--- Required work ---
Take the lines from the beginning of the material through the line containing "data.push([binStart+k*binWidth, binStart+(k+1)*binWidth, c]);" and retype them exactly, leaving the pictures out.

--- Supplied data ---
######

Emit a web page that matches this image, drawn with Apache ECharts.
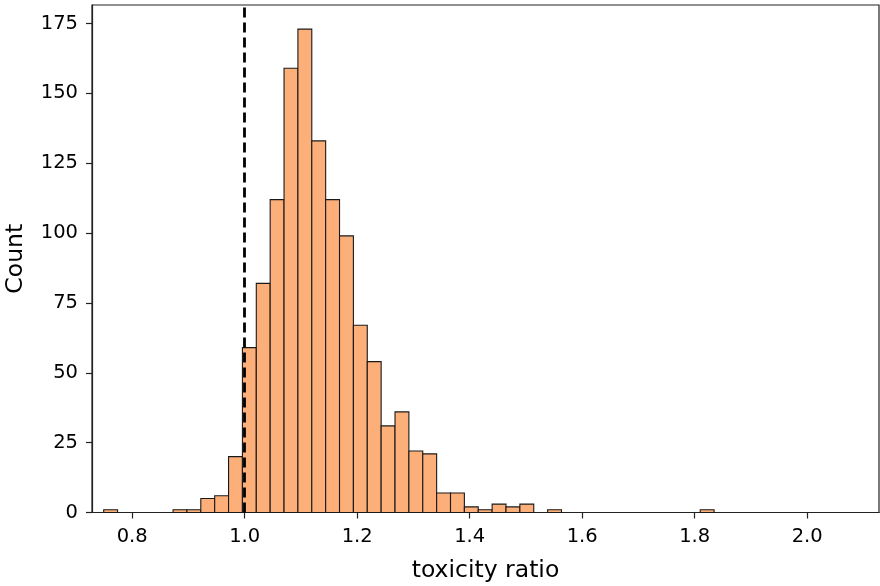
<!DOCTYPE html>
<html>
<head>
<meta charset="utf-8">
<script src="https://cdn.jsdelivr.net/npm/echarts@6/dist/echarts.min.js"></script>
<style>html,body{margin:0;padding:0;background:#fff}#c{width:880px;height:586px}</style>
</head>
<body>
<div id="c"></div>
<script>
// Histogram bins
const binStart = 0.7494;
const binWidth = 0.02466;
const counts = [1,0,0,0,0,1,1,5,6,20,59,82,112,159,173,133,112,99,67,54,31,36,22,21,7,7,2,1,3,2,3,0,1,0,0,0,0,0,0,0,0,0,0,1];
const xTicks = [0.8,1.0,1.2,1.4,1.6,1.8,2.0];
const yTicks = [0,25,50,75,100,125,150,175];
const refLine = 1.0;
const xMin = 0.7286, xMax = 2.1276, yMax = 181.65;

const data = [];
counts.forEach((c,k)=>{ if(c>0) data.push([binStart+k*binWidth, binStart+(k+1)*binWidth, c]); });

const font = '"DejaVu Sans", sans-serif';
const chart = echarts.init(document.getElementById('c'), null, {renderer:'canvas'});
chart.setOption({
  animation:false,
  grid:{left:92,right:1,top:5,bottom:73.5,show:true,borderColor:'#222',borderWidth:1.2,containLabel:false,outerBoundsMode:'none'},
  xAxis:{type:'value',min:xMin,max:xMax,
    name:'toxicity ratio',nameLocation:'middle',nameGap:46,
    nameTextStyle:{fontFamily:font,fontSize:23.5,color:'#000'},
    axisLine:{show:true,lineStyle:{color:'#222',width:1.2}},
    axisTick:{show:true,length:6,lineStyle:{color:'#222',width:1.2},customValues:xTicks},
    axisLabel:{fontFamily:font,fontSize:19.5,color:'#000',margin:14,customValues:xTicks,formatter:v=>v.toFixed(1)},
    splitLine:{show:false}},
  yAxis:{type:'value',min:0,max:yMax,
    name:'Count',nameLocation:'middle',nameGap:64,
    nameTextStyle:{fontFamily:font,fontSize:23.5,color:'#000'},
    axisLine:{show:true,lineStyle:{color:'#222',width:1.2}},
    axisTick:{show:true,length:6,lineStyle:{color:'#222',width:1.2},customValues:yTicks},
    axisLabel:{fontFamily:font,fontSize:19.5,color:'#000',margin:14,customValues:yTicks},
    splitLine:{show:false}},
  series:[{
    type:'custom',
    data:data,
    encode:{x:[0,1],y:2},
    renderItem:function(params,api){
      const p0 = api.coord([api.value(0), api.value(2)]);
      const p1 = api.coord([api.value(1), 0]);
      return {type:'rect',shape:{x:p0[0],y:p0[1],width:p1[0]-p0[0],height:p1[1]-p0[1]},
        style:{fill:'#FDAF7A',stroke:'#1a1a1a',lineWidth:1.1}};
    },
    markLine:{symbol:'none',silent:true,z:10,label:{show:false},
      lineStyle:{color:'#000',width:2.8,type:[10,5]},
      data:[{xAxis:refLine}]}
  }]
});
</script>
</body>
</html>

######

--- Answer to this exercise ---
Emit a web page that matches this image, drawn with Apache ECharts.
<!DOCTYPE html>
<html>
<head>
<meta charset="utf-8">
<script src="https://cdn.jsdelivr.net/npm/echarts@6/dist/echarts.min.js"></script>
<style>html,body{margin:0;padding:0;background:#fff}#c{width:880px;height:586px}</style>
</head>
<body>
<div id="c"></div>
<script>
// Histogram bins
const binStart = 0.7494;
const binWidth = 0.02466;
const counts = [1,0,0,0,0,1,1,5,6,20,59,82,112,159,173,133,112,99,67,54,31,36,22,21,7,7,2,1,3,2,3,0,1,0,0,0,0,0,0,0,0,0,0,1];
const xTicks = [0.8,1.0,1.2,1.4,1.6,1.8,2.0];
const yTicks = [0,25,50,75,100,125,150,175];
const refLine = 1.0;
const xMin = 0.7286, xMax = 2.1276, yMax = 181.65;

const data = [];
counts.forEach((c,k)=>{ if(c>0) data.push([binStart+k*binWidth, binStart+(k+1)*binWidth, c]); });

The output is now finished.